米国は将来、AI(人工頭脳)でホワイトカラーの3割が職を失う恐れを指摘されているなかで、「物づくり」人気が高まっている。半導体技術者から溶接など技能職が見直されているのだ。中国や韓国では、高い大学進学率だが卒業後の就職難で悪戦苦闘している。米国には、新しい風が吹いている。日本も半導体ブームである。九州・東北・北海道が半導体「主戦場」になる。これに備えた、人材養成が急務になる。
『東亜日報』(4月8日付)は、「米国の州間で起きた誘致合戦から学ぶ半導体工場の誘致方法」と題する記事
米国内の半導体工場の誘致合戦を取材していたところ、面白いことを知った。50州が激しい誘致合戦を繰り広げ、「半導体フレンドリー」環境へと自ら進化しているということだ。誘致合戦の失敗を教訓に、教育やインフラにさらに投資し、これを基に次の挑戦を準備している。

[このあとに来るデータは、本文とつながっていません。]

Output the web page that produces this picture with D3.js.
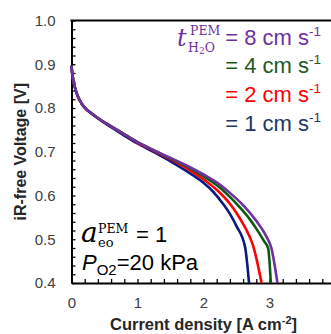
<!DOCTYPE html>
<html><head><meta charset="utf-8">
<script src="https://cdn.jsdelivr.net/npm/d3@7"></script>
<style>html,body{margin:0;padding:0;background:#fff;}svg{display:block;}</style>
</head><body>
<svg id="chart" width="331" height="334"></svg>
<script>
// ---- data ----
const seriesLabels = ["= 8 cm s", "= 4 cm s", "= 2 cm s", "= 1 cm s"];
const seriesColors = ["#7030A0", "#0B5A12", "#FF0000", "#0A1A80"];
const textColors   = ["#7030A0", "#1E5A1E", "#FF0000", "#203864"];

const currentDensity8 = [0, 0.01, 0.025, 0.05, 0.1, 0.15, 0.2, 0.3, 0.45, 0.6, 0.8, 1.0, 1.25, 1.5, 1.75, 2.0, 2.2, 2.4, 2.6, 2.8, 2.95, 3.03, 3.12];
const voltage8        = [0.897, 0.880, 0.865, 0.848, 0.825, 0.811, 0.801, 0.788, 0.772, 0.758, 0.740, 0.722, 0.703, 0.686, 0.668, 0.648, 0.630, 0.606, 0.578, 0.542, 0.507, 0.479, 0.400];

const currentDensity4 = [0, 0.01, 0.025, 0.05, 0.1, 0.15, 0.2, 0.3, 0.45, 0.6, 0.8, 1.0, 1.25, 1.5, 1.75, 2.0, 2.2, 2.4, 2.55, 2.7, 2.81, 2.92, 2.98, 3.02];
const voltage4        = [0.897, 0.880, 0.865, 0.848, 0.825, 0.811, 0.801, 0.788, 0.772, 0.758, 0.740, 0.722, 0.703, 0.685, 0.666, 0.644, 0.624, 0.597, 0.573, 0.546, 0.522, 0.495, 0.479, 0.400];

const currentDensity2 = [0, 0.01, 0.025, 0.05, 0.1, 0.15, 0.2, 0.3, 0.45, 0.6, 0.8, 1.0, 1.25, 1.5, 1.75, 2.0, 2.2, 2.4, 2.5, 2.6, 2.68, 2.75, 2.88];
const voltage2        = [0.897, 0.880, 0.865, 0.848, 0.825, 0.811, 0.801, 0.788, 0.772, 0.758, 0.740, 0.721, 0.702, 0.683, 0.662, 0.637, 0.613, 0.581, 0.560, 0.535, 0.512, 0.486, 0.400];

const currentDensity1 = [0, 0.01, 0.025, 0.05, 0.1, 0.15, 0.2, 0.3, 0.45, 0.6, 0.8, 1.0, 1.25, 1.5, 1.75, 2.0, 2.15, 2.3, 2.4, 2.5, 2.63, 2.69];
const voltage1        = [0.897, 0.880, 0.865, 0.848, 0.825, 0.811, 0.801, 0.788, 0.771, 0.756, 0.737, 0.719, 0.699, 0.678, 0.655, 0.629, 0.608, 0.580, 0.558, 0.530, 0.482, 0.400];

const xTickLabels = ["0", "1", "2", "3", "4"];
const yTickLabels = ["0.4", "0.5", "0.6", "0.7", "0.8", "0.9", "1.0"];

// ---- chart ----
const svg = d3.select("#chart");
const mLeft = 71.5, mRight = 335.5, mTop = 20.5, mBottom = 283;
const x = d3.scaleLinear().domain([0, 4]).range([mLeft, mRight]);
const y = d3.scaleLinear().domain([0.4, 1.0]).range([mBottom, mTop]);

// x axis
const xAxis = d3.axisBottom(x)
  .tickValues(d3.range(0, 21).map(i => i * 0.2))
  .tickSize(-4).tickSizeOuter(0).tickPadding(14)
  .tickFormat((d, i) => (i % 5 === 0 ? xTickLabels[i / 5] : ""));
const gx = svg.append("g").attr("transform", `translate(0,${mBottom})`).call(xAxis);
gx.select(".domain").attr("stroke", "#000").attr("stroke-width", 2);
gx.selectAll(".tick line").attr("stroke", "#000").attr("stroke-width", 1.3);
gx.selectAll(".tick text").attr("font-family", "Arial, 'Liberation Sans', sans-serif").attr("font-size", 15).attr("fill", "#404040");

// y axis
const yAxis = d3.axisLeft(y)
  .tickValues(d3.range(0, 31).map(i => 0.4 + i * 0.02))
  .tickSize(-4).tickSizeOuter(0).tickPadding(16)
  .tickFormat((d, i) => (i % 5 === 0 ? yTickLabels[i / 5] : ""));
const gy = svg.append("g").attr("transform", `translate(${mLeft},0)`).call(yAxis);
gy.select(".domain").attr("stroke", "#000").attr("stroke-width", 2);
gy.selectAll(".tick line").attr("stroke", "#000").attr("stroke-width", 1.3);
gy.selectAll(".tick text").attr("font-family", "Arial, 'Liberation Sans', sans-serif").attr("font-size", 15).attr("fill", "#404040");

// top frame line
svg.append("line").attr("x1", x(0) - 1).attr("x2", x(4)).attr("y1", y(1.0)).attr("y2", y(1.0))
  .attr("stroke", "#000").attr("stroke-width", 2);

// curves (draw 1 first, 8 last on top)
const series = [
  {j: currentDensity8, v: voltage8},
  {j: currentDensity4, v: voltage4},
  {j: currentDensity2, v: voltage2},
  {j: currentDensity1, v: voltage1}
];
const line = d3.line().x(d => x(d[0])).y(d => y(d[1])).curve(d3.curveMonotoneX);
[3, 2, 1, 0].forEach(k => {
  const pts = series[k].j.map((jj, i) => [jj, series[k].v[i]]);
  svg.append("path").attr("d", line(pts)).attr("fill", "none")
    .attr("stroke", seriesColors[k]).attr("stroke-width", 2.6).attr("stroke-linejoin", "round");
});

// axis titles
svg.append("text").attr("x", x(2)).attr("y", 330).attr("text-anchor", "middle")
  .attr("font-family", "Arial, 'Liberation Sans', sans-serif").attr("font-weight", "bold").attr("font-size", 16.5).attr("fill", "#262626")
  .call(t => {
    t.append("tspan").text("Current density [A cm");
    t.append("tspan").attr("font-size", 11).attr("dy", -6).text("-2");
    t.append("tspan").attr("dy", 6).text("]");
  });
svg.append("text").attr("transform", `translate(26,${(mTop + mBottom) / 2}) rotate(-90)`).attr("text-anchor", "middle")
  .attr("font-family", "Arial, 'Liberation Sans', sans-serif").attr("font-weight", "bold").attr("font-size", 16).attr("fill", "#262626")
  .text("iR-free Voltage [V]");

// legend
const serif = "'DejaVu Serif', 'Liberation Serif', serif";
const sans = "Arial, 'Liberation Sans', sans-serif";
const legendY = [45, 73, 102, 131];
seriesLabels.forEach((lab, k) => {
  svg.append("text").attr("x", 321).attr("y", legendY[k]).attr("text-anchor", "end")
    .attr("font-family", sans).attr("font-size", 22).attr("fill", textColors[k])
    .call(t => {
      t.append("tspan").text(lab);
      t.append("tspan").attr("font-size", 13.5).attr("dy", -9).text("-1");
    });
});
svg.append("text").attr("x", 177).attr("y", 46).attr("font-family", serif).attr("font-style", "italic")
  .attr("font-size", 24).attr("fill", textColors[0]).text("t");
svg.append("text").attr("x", 190).attr("y", 35).attr("font-family", serif).attr("font-size", 12.5)
  .attr("fill", textColors[0]).text("PEM");
svg.append("text").attr("x", 188).attr("y", 52).attr("font-family", serif).attr("font-size", 12.5)
  .attr("fill", textColors[0]).call(t => {
    t.append("tspan").text("H");
    t.append("tspan").attr("font-size", 9).attr("dy", 2).text("2");
    t.append("tspan").attr("dy", -2).text("O");
  });

// annotations
svg.append("text").attr("x", 81).attr("y", 242).attr("font-family", serif).attr("font-style", "italic")
  .attr("font-size", 28).attr("fill", "#000").text("a");
svg.append("text").attr("x", 98).attr("y", 233).attr("font-family", serif).attr("font-size", 12.5)
  .attr("fill", "#000").text("PEM");
svg.append("text").attr("x", 98).attr("y", 247).attr("font-family", serif).attr("font-size", 13)
  .attr("fill", "#000").text("eo");
svg.append("text").attr("x", 136).attr("y", 242).attr("font-family", sans).attr("font-size", 22)
  .attr("fill", "#000").text("= 1");
svg.append("text").attr("x", 82).attr("y", 270).attr("font-family", sans).attr("font-size", 22)
  .attr("fill", "#000").call(t => {
    t.append("tspan").attr("font-style", "italic").text("P");
    t.append("tspan").attr("font-size", 15).attr("dy", 5).text("O2");
    t.append("tspan").attr("dy", -5).text("=20 kPa");
  });
</script>
</body></html>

(1)「先週、SKハイニックスが38億7000万ドル(約5800億円))の投資を発表した米インディアナ州は、2022年にインテルの200億ドル(約3兆円)規模の工場誘致合戦で失敗した経験がある。当時、隣国のオハイオ州と接戦の末、負けた。オハイオ州が、インディアナ州より税額控除や直接補助金のようなインセンティブをより多く約束したためだろうか?必ずしもそうでもなかった。補助金は同じような金額だったが、2つの州において最も大きな差は、「豊富な人材」だったというのが、当時の米マスコミの分析だ」
米国では、各州が半導体工場誘致合戦を繰り広げている。誘致で勝つには、半導体の豊富な人材を供給できるどうかがポイントとされている。

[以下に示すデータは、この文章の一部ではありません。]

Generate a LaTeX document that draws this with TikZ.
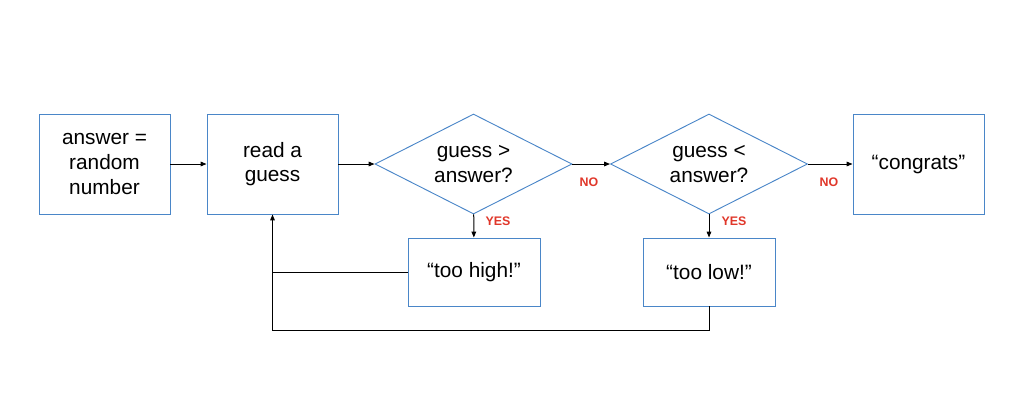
\documentclass[tikz,border=0pt]{standalone}
\usepackage{fontspec}
\setmainfont{Liberation Sans}
\usetikzlibrary{shapes.geometric,arrows.meta}

\definecolor{boxblue}{RGB}{74,134,200}
\definecolor{labelred}{RGB}{224,55,42}

\tikzset{
  stepbox/.style={draw=boxblue, line width=0.7pt, minimum width=98.25pt, minimum height=75pt,
    align=center, inner sep=0pt, font=\fontsize{15.6}{18.5}\selectfont},
  saybox/.style={stepbox, minimum width=99pt, minimum height=51pt},
  test/.style={draw=boxblue, line width=0.7pt, diamond, aspect=2, minimum width=147.75pt,
    minimum height=75pt, inner sep=0pt, align=center, font=\fontsize{15.6}{18.5}\selectfont},
  answer/.style={text=labelred, font=\fontsize{9.3}{10}\selectfont\bfseries},
  flow/.style={-{Triangle[length=4.5pt,width=3.5pt]}, line width=0.75pt},
  back/.style={line width=0.75pt}
}

\begin{document}
\begin{tikzpicture}[x=0.75pt,y=-0.75pt]
\useasboundingbox (0,0) rectangle (1024,400);

\node [stepbox] (Random) at (104.5,164) {answer =\\random\\number};
\node [stepbox] (Read) at (272.5,164) {read a\\guess};
\node [test] (High) at (473.5,164) {guess >\\answer?};
\node [test] (Low) at (709,164) {guess <\\answer?};
\node [stepbox] (Win) at (918.5,164) {“congrats”};
\node [saybox] (TooHigh) at (474,272) {“too high!”};
\node [saybox] (TooLow) at (709,272) {“too low!”};
\coordinate (Loop) at (272.5,330);

\draw [flow] (Random) -- (Read);
\draw [flow] (Read) -- (High);
\draw [flow] (High) -- (Low);
\draw [flow] (Low) -- (Win);
\draw [flow] (High) -- (TooHigh);
\draw [flow] (Low) -- (TooLow);

% both answers go back to reading a guess
\draw [flow] (TooHigh.west) -| (Read.south);
\draw [back] (TooLow.south) |- (Loop) -- (Loop |- TooHigh.west);

\node [answer] (NoHigh) at (589,182) {NO};
\node [answer] (YesHigh) at (498,221) {YES};
\node [answer] (NoLow) at (829,182) {NO};
\node [answer] (YesLow) at (734,221) {YES};

\end{tikzpicture}
\end{document}
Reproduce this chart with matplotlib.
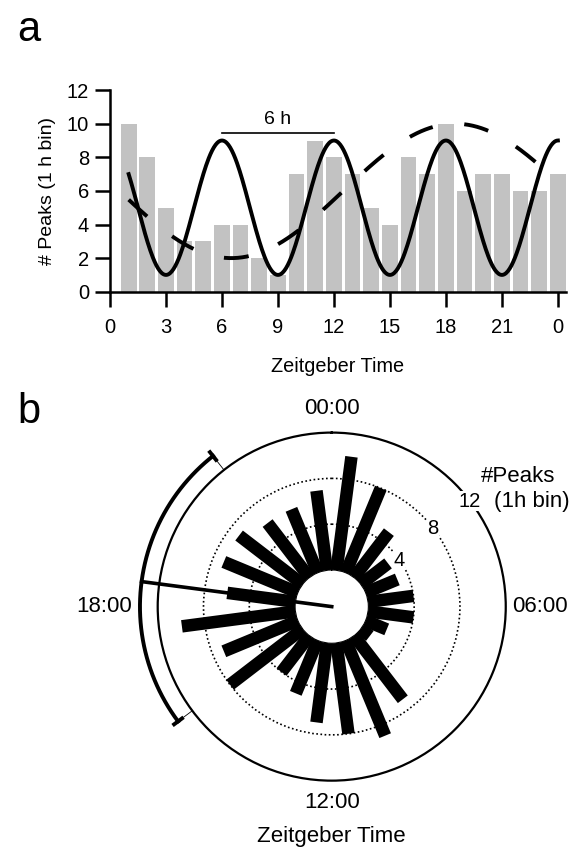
import numpy as np
import matplotlib.pyplot as plt

plt.rcParams['font.family'] = ['Liberation Sans', 'DejaVu Sans']

# peaks per 1 h bin, bins ending at ZT 1..24
hours = np.arange(1, 25)
peaks = [10, 8, 5, 3, 3, 4, 4, 2, 1, 7, 9, 8, 7, 5, 4, 8, 7, 10, 6, 7, 7, 6, 6, 7]
xticks = [0, 3, 6, 9, 12, 15, 18, 21, 24]
xticklabels = ['0', '3', '6', '9', '12', '15', '18', '21', '0']
yticks = [0, 2, 4, 6, 8, 10, 12]

# cosine fits: mean, amplitude, period (h), peak time (h)
fit_6h = (5, 4, 6, 0)
fit_24h = (6, 4, 24, 18.5)

# circular mean phase and spread (h)
mean_phase = 18.5
phase_sd = 2.95
vector_len = 13.55

clock_labels = ['00:00', '06:00', '12:00', '18:00']
rgrid_vals = [4, 8]


def cosfit(t, p):
    m, a, per, ph = p
    return m + a * np.cos(2 * np.pi * (t - ph) / per)


fig = plt.figure(figsize=(5.83, 8.47), dpi=100)

# ---- panel a
ax = fig.add_axes([0.1887, 0.6556, 0.782, 0.238])
ax.bar(hours, peaks, width=0.84, color='#c2c2c2', zorder=1)
t = np.linspace(1, 24, 500)
ax.plot(t, cosfit(t, fit_6h), color='k', lw=2.8, zorder=3)
ax.plot(t, cosfit(t, fit_24h), color='k', lw=2.8, dashes=(6.4, 8.2),
        dash_capstyle='butt', zorder=3)

ax.plot([6, 12], [9.46, 9.46], color='k', lw=1.2)
ax.text(9, 9.75, '6 h', ha='center', va='bottom', fontsize=14)

ax.set_xlim(0, 24.43)
ax.set_ylim(0, 12)
ax.set_xticks(xticks, xticklabels)
ax.set_yticks(yticks)
for s in ['top', 'right']:
    ax.spines[s].set_visible(False)
for s in ['left', 'bottom']:
    ax.spines[s].set_linewidth(1.8)
ax.tick_params(axis='both', direction='out', length=11, width=1.8, labelsize=14.5, pad=4)
ax.tick_params(axis='x', pad=8)
ax.set_xlabel('Zeitgeber Time', fontsize=14.3, labelpad=14)
ax.set_ylabel('# Peaks (1 h bin)', fontsize=14, labelpad=8)
fig.text(0.03, 0.965, 'a', fontsize=30, va='center')

# ---- panel b
axp = fig.add_axes([0.2705, 0.0783, 0.597, 0.411], projection='polar')
axp.set_theta_zero_location('N')
axp.set_theta_direction(-1)
theta = (hours - 0.5) / 24 * 2 * np.pi
axp.vlines(theta, 0, peaks, colors='k', lw=9, capstyle='butt', zorder=2)

th_m = mean_phase / 24 * 2 * np.pi
axp.plot([th_m, th_m], [-3.2, vector_len], color='k', lw=2.6, clip_on=False, zorder=4)
th1 = (mean_phase - phase_sd) / 24 * 2 * np.pi
th2 = (mean_phase + phase_sd) / 24 * 2 * np.pi
arc = np.linspace(th1, th2, 200)
axp.plot(arc, np.full_like(arc, vector_len), color='k', lw=2.8, clip_on=False)
for th in [th1, th2]:
    axp.plot([th, th], [vector_len - 0.6, vector_len + 0.6], color='k', lw=2.8,
             clip_on=False, solid_capstyle='butt')
    axp.plot([th, th], [12, vector_len - 0.6], color='k', lw=0.6, clip_on=False)

axp.set_ylim(0, 12)
axp.set_rorigin(-3.2)
axp.set_yticks(rgrid_vals)
axp.set_yticklabels([])
axp.yaxis.grid(True, color='k', lw=1.2, linestyle=(0, (1, 1.5)))
axp.set_xticks(np.deg2rad([0, 90, 180, 270]))
axp.set_xticklabels([])
axp.xaxis.grid(False)
axp.tick_params(axis='x', direction='inout', length=10, width=1.4)
axp.set_axisbelow(True)
axp.spines['polar'].set_linewidth(1.6)
axp.spines['inner'].set_visible(False)

for lab, th, r, ha in zip(clock_labels, [0, 90, 180, 270], [14.1, 12.55, 13.9, 14.25],
                          ['center', 'left', 'center', 'right']):
    axp.text(np.deg2rad(th), r, lab, ha=ha, va='center', fontsize=16)
axp.text(np.pi, 16.9, 'Zeitgeber Time', ha='center', va='center', fontsize=16)

for v, th in zip([4, 8, 12], [3.7, 3.5, 3.5]):
    axp.text(th / 24 * 2 * np.pi, v - 0.05, str(v), ha='center', va='center', fontsize=14.5,
             zorder=5, bbox=dict(facecolor='white', edgecolor='none', pad=0.5))
fig.text(0.888, 0.437, '#Peaks', ha='center', va='center', fontsize=16)
fig.text(0.912, 0.408, '(1h bin)', ha='center', va='center', fontsize=16)
fig.text(0.03, 0.513, 'b', fontsize=30, va='center')

fig.savefig('out.png', dpi=100)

(2)「(半導体誘致では)採用できる半導体の高級人材が、どれほど豊富なのかが重要条件であり、オハイオ州コロンバス市の大卒人材数が魅力的に働いたという。実際、インテルのオハイオ州新工場の敷地は、オハイオ州立大学から車で25分の距離だ。もう少し距離を広げて、車で数時間内にあるカーネギーメロン大学の存在も影響した。インテル招致合戦の当時、インディアナ州商務長官だったブラッド・チェンバース氏はニューヨーク・タイムズ(NYT)とのインタビューで、「多くの教訓を得た。最大の教訓は、大手半導体メーカーに提供できる土地やインフラ、人材プログラムをより魅力的なパッケージで準備しなければならないということだった」と明らかにした。補助金は当然であり、それ以外の総合パッケージも必要であることを身にしみて感じたのである。

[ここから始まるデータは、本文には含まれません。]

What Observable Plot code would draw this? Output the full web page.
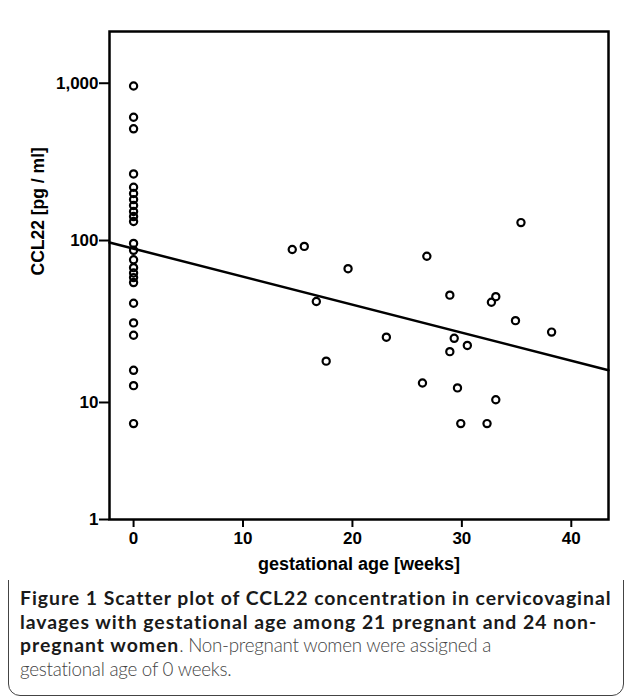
<!DOCTYPE html>
<html><head><meta charset="utf-8">
<script src="https://cdn.jsdelivr.net/npm/d3@7"></script>
<script src="https://cdn.jsdelivr.net/npm/@observablehq/plot@0.6"></script>
<style>
html,body{margin:0;padding:0;background:#fff;}
#box{position:absolute;left:8px;top:12px;width:616px;height:684px;border:1.5px solid #444;border-radius:12px;box-sizing:border-box;}
#chart{position:absolute;left:0;top:0;}
#caption{position:absolute;left:20px;top:586px;font-family:Lato,"Open Sans",sans-serif;font-size:19.4px;line-height:23.5px;color:#555;white-space:nowrap;}
#caption b{color:#1a1a1a;font-weight:bold;}
#caption .n{font-size:18.8px;font-weight:300;letter-spacing:-0.25px;color:#444;}
</style></head><body>
<div id="box"></div>
<div id="chart"></div>
<div id="caption"><span id="line1"><b>Figure 1 Scatter plot of CCL22 concentration in cervicovaginal</b></span><br><b>lavages with gestational age among 21 pregnant and 24 non-</b><br><b>pregnant women</b><span class="n">. Non-pregnant women were assigned a</span><br><span class="n">gestational age of 0 weeks.</span></div>
<script>
// Non-pregnant women (assigned 0 weeks)
const nonPregnantWeeks = 0;
const nonPregnantCCL22 = [960, 608, 513, 265, 218, 199, 182, 167, 153, 142, 132, 96, 87, 76, 68, 63, 59, 55, 41, 31, 26, 15.8, 12.7, 6.6];
// Pregnant women
const pregnantWeeks = [14.5, 15.6, 19.6, 26.8, 28.9, 16.7, 23.1, 29.3, 28.9, 17.6, 26.4, 29.6, 29.9, 35.4, 33.1, 32.7, 34.9, 38.2, 30.5, 32.3, 33.1];
const pregnantCCL22 = [88, 92, 67, 80, 46, 42, 25.3, 24.9, 20.6, 18, 13.2, 12.3, 6.6, 130, 45, 41.6, 32, 27.2, 22.5, 6.6, 10.4];
// Fit line (log-linear regression), read at the ends of the x range
const fitWeeks = [-2.2, 43.4];
const fitCCL22 = [97.2, 15.8];
// Axes
const xDomain = [-2.2, 43.4];
const yTicks = [1, 10, 100, 1000];
const yDomain = [1, 10, 100, 1000, 2133];
const xTicks = [0, 10, 20, 30, 40];
const xLabel = "gestational age [weeks]";
const yLabel = "CCL22 [pg / ml]";

const points = [
  ...nonPregnantCCL22.map(v => ({weeks: nonPregnantWeeks, ccl22: v})),
  ...pregnantWeeks.map((w, i) => ({weeks: w, ccl22: pregnantCCL22[i]}))
];
const fit = fitWeeks.map((w, i) => ({weeks: w, ccl22: fitCCL22[i]}));

const width = 629, height = 580, marginTop = 31, marginBottom = 61, marginLeft = 109, marginRight = 21;
const bottom = height - marginBottom;
// relative positions of the domain stops along the axis (SPSS-style axis spacing)
const stops = [0, 0.2398, 0.5717, 0.894, 1];
const yRange = stops.map(f => bottom - f * (bottom - marginTop));

const chart = Plot.plot({
  width, height, marginTop, marginBottom, marginLeft, marginRight,
  style: {fontFamily: "'Liberation Sans', Arial, sans-serif", fontSize: "17px", background: "white", color: "black"},
  x: {domain: xDomain},
  y: {type: "log", domain: yDomain, range: yRange},
  marks: [
    Plot.axisY({ticks: yTicks, tickFormat: d3.format(","), tickSize: 10, tickPadding: 1, strokeWidth: 2, fontSize: 17, fontWeight: "bold", label: null}),
    Plot.axisX({ticks: xTicks, tickSize: 8, tickPadding: 4, strokeWidth: 2, fontSize: 17, fontWeight: "bold", label: null}),
    Plot.line(fit, {x: "weeks", y: "ccl22", stroke: "black", strokeWidth: 2.5}),
    Plot.dot(points, {x: "weeks", y: "ccl22", r: 3.6, stroke: "black", strokeWidth: 2.2, fill: "none"}),
    Plot.frame({stroke: "black", strokeWidth: 2.5}),
    Plot.text([xLabel], {frameAnchor: "bottom", dy: 50, fontSize: 18, fontWeight: "bold", fill: "black"}),
    Plot.text([yLabel], {frameAnchor: "left", dx: -71, rotate: -90, fontSize: 17.5, fontWeight: "bold", fill: "black"})
  ]
});
document.getElementById("chart").appendChild(chart);

// fit the caption's first (bold) line to the box width via letter spacing
const cap = document.getElementById("caption");
const line1 = document.getElementById("line1");
const w1 = line1.getBoundingClientRect().width;
const nChars = line1.textContent.length;
cap.style.letterSpacing = ((591 - w1) / nChars) + "px";
</script>
</body></html>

半導体誘致には、工場用地・インフラと並んで人材プログラムが不可欠である。
(3)「(インディアナ州は)インテル誘致失敗後の2年間、「豊富な人材」の部門で高い点数を取るために、州内の理工系名門大学に挙げられるパデュー大学が乗り出した。パデュー大学は2022年、米国で初めて半導体学位プログラムを作った。昨年は1億ドル(約150億円)を投資し、5年内に半導体専門教授約50人を採用すると明らかにした。優れた博士志望生を連れてくるための支援プログラムも作った。インディアナ州に18億ドル(約2700億円)の投資を約束した米半導体企業のスカイウォーターが、パデュー大学の努力に感動し、他の4州を抜いてインディアナ州を選んだという報道が出るほどだ」
インディアナ州は、インテル誘致失敗後の2年間、「豊富な人材」育成に努力した。パデュー大学へ資金援助して、半導体専門教授を約50人採用した。半導体企業のスカイウォーターは、インディアナ州へ工場建設を決めた条件として、この人材教育プログラムの存在が決め手になったという。
(4)「パデュー大学は、今回のSKハイニックスの投資においても主要パートナーとして浮上した。SKハイニックスの新しい高帯域幅メモリ(HBM)パッケージングの生産基地は、学内研究団地に位置する。パデュー大学は、敷地の割引などを含め、SKハイニックスに対し、約6000万ドル(約90億円)の支援も約束した」
パデュー大学は、SKハイニックへ約90億円の支援を約束した。卒業生の就職先としてだけでなく、産学協同という意味もあるのだろう。
(5)「一つの大学だけでなく、州政府の1兆ウォン(約1100億円)規模の直接・間接補助金、市政府の支援、地元のエネルギー企業までがパートナーとして参加し、SKハイニックスの誘致合戦に飛び込んだ。インディアナ州のデービッド・ローゼンバーグ商務長官も記者との電話インタビューで、「我々は半導体生態系を作って、テーブルの上に置いた」と繰り返し強調した。SKハイニックスの誘致に失敗したまた別の州は、おそらく今回の失敗を教訓にまた別の「半導体フレンドリー」戦略を組んでいるだろう」
米国哲学は、プラグマティズムである。「失敗から学ぶ」哲学である。米国の底力を見せつける話だ。